Mr Hall said the move to the new location gives the potential to build further links with many of the town’s large employers and businesses.

“We have one of the broadest set of students I have known in any school, whether this is by ability, aspiration, background, behaviour or parental support.

“Many of our students don’t want to go to university,

“In fact, only 40 per cent of our cohorts each year will take up this option. Most want the opportunity to follow careers that are more vocational and practical.

“For us to relocate to the south end of town gives the potential to expand this area of the curriculum and engage with businesses which are a brief walk away.”

Mr Hall said high school students have achieved so much, despite the dilapidated buildings and facilities.

In the last year, Year 12 results were the best the school has ever had. More than half of the Year 13 results were of the highest grades and GCSE results provided individual successes for many students.

He spoke of an exciting future in store.

He said: “In the past, our young people have achieved so much despite our buildings and facilities.

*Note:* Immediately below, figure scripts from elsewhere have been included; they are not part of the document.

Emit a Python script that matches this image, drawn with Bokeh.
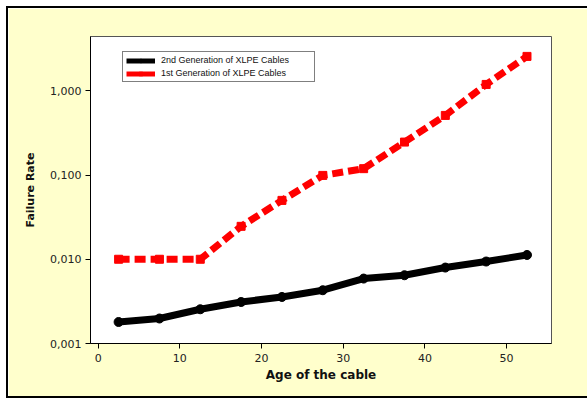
from bokeh.plotting import figure
from bokeh.models import Legend, LegendItem, FixedTicker, Range1d, ColumnDataSource
from bokeh.embed import file_html
from bokeh.resources import INLINE

# ---- data ----
age = [2.5, 7.5, 12.5, 17.5, 22.5, 27.5, 32.5, 37.5, 42.5, 47.5, 52.5]
gen2_rate = [0.0018, 0.00198, 0.00255, 0.00311, 0.00357, 0.00429, 0.0059, 0.00646, 0.00797, 0.0094, 0.01125]
gen1_rate = [0.01, 0.01, 0.01, 0.0246, 0.050, 0.099, 0.119, 0.246, 0.51, 1.19, 2.56]
gen2_label = "2nd Generation of XLPE Cables"
gen1_label = "1st Generation of XLPE Cables"
y_ticks = [0.001, 0.01, 0.1, 1.0]
y_tick_labels = ["0,001", "0,010", "0,100", "1,000"]
x_ticks = [0, 10, 20, 30, 40, 50]

BG = "#FFFFCC"

p = figure(width=581, height=392, y_axis_type="log",
           x_range=Range1d(-0.94, 55.5), y_range=Range1d(0.001, 4.41),
           output_backend="svg", toolbar_location=None,
           min_border_left=82, min_border_right=38, min_border_top=28, min_border_bottom=57,
           styles={"border-top": "2px solid black", "border-left": "2px solid black",
                   "border-bottom": "2px solid black", "margin-left": "6px", "margin-top": "6px"})
p.background_fill_color = "white"
p.border_fill_color = BG
p.outline_line_color = "#555555"
p.outline_line_width = 1
p.grid.visible = False

# axes
p.xaxis.ticker = FixedTicker(ticks=x_ticks)
p.yaxis.ticker = FixedTicker(ticks=y_ticks)
p.yaxis.major_label_overrides = {t: l for t, l in zip(y_ticks, y_tick_labels)}
for ax in (p.xaxis[0], p.yaxis[0]):
    ax.minor_tick_line_color = None
    ax.major_tick_in = 0
    ax.major_tick_out = 5
    ax.major_tick_line_color = "black"
    ax.axis_line_color = "black"
    ax.major_label_text_font = "DejaVu Sans"
    ax.major_label_text_font_size = "11px"
    ax.major_label_text_color = "#222222"
    ax.axis_label_text_font = "DejaVu Sans"
    ax.axis_label_text_font_style = "bold"
    ax.axis_label_text_color = "#111111"
p.xaxis.major_label_standoff = 5
p.yaxis.major_label_standoff = 4
p.xaxis.axis_label = "Age of the cable"
p.xaxis.axis_label_text_font_size = "12px"
p.xaxis.axis_label_standoff = 3
p.yaxis.axis_label = "Failure Rate"
p.yaxis.axis_label_text_font_size = "11px"
p.yaxis.axis_label_standoff = 10

src = ColumnDataSource(dict(age=age, gen2=gen2_rate, gen1=gen1_rate))

# 1st generation: red dashed
p.line("age", "gen1", source=src, line_color="red", line_width=7, line_dash="11 5")
r1m = p.scatter("age", "gen1", source=src, marker="square", size=8, fill_color="red", line_color="red")

# 2nd generation: black solid
p.line("age", "gen2", source=src, line_color="black", line_width=7,
       line_cap="round", line_join="round")
r2m = p.scatter("age", "gen2", source=src, marker="circle", size=9, fill_color="black", line_color="black")

# legend-only line renderers (placed outside the visible range)
off = ColumnDataSource(dict(x=[-100, -99], y=[1e-6, 1e-6]))
l2 = p.line("x", "y", source=off, line_color="black", line_width=5)
l1 = p.line("x", "y", source=off, line_color="red", line_width=5)

legend = Legend(items=[LegendItem(label=gen2_label, renderers=[l2, r2m]),
                       LegendItem(label=gen1_label, renderers=[l1, r1m])],
                location=(32, 261))
legend.margin = 0
legend.padding = 3
legend.spacing = 3
legend.glyph_width = 29
legend.glyph_height = 9
legend.label_height = 9
legend.label_width = 150
legend.label_standoff = 6
legend.label_text_font = "Liberation Sans"
legend.label_text_font_size = "9px"
legend.label_text_color = "#111111"
legend.border_line_color = "black"
legend.border_line_width = 1
legend.background_fill_color = "white"
legend.background_fill_alpha = 1
p.add_layout(legend)

open("out.html", "w").write(file_html(p, INLINE))
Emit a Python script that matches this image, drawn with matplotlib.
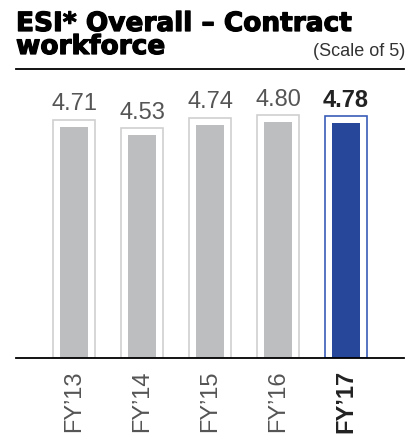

Once we settle into our new building, these difficulties will disappear.

“We have a once-in-a-lifetime opportunity as a local community to take a further leap forward; for our young people to achieve even more, to help them gain the skills and emotional maturity to seek out fulfilling and satisfying lives.

“We do so much together already, how much more is now possible over the years?

“As we say goodbye to our old buildings, let’s all look forward to a new and exciting period in our school’s long history.”